We have disclosed in "An instrument for the classification of airborne particles on the basis of size, shape, and count frequency." Atmospheric Environment, Vol 25A No. 3/4, 1991; pp 645 by Kaye, P. H., Eyles, N. A., Ludlow, I. K., and Clark, J. M., and in Applications EP-A-0316171 and EP-A-0316172 an airborne particle classifier (APC) which has some capability of determining particle shape as well as size: it is shown in FIG. 1 of the accompanying drawings and described in detail below. The system is capable of collecting information on a maximum of 10,000 particles per second, and is thus capable of quasi-real time operation. However, the shape information is severely limited because of the small number of detectors, and it is unlikely that it could be used to differentiate unambiguously between different types of non-spherical particle, e.g. fibres and platelets. There is also uncertainty in the trajectory and orientation of particles as they pass through the beam, and it is difficult to determine and allow for the effect of these on the scattering with only three detectors.
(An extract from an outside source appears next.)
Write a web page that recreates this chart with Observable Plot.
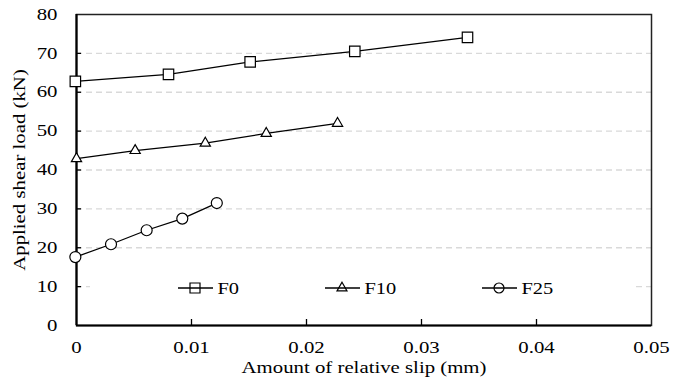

US-A-4606636 describes an arrangement where a flow stream carrying particles is carried in a transparent capillary tube along the axis of a non-divergent quadric reflector. A beam of light intercepts the tube at the focus of the reflector, non-reflected scattered rays are intercepted and reflected scattered rays are received on a photosensitive cell or optical scanner which feeds a processing system.
All these prior art systems using quadric reflectors operate on the assumption that the light beam will impinge on a particle at the focus of the reflector. In practice, this is not true. In practice the flow stream will always have a finite thickness and particles carried thereby will not always cross the focus of the reflector. This results in variations of ray path which can result in rays becoming non-monotonic (that is rays scattered at low angles and reflected cross those scattered at higher angles) before being recorded. Images from monotonic and non-monotonic rays are completely different.
Thus no real-time method of shape analysis is yet available, and little investigative work has been done on non-spherical particles.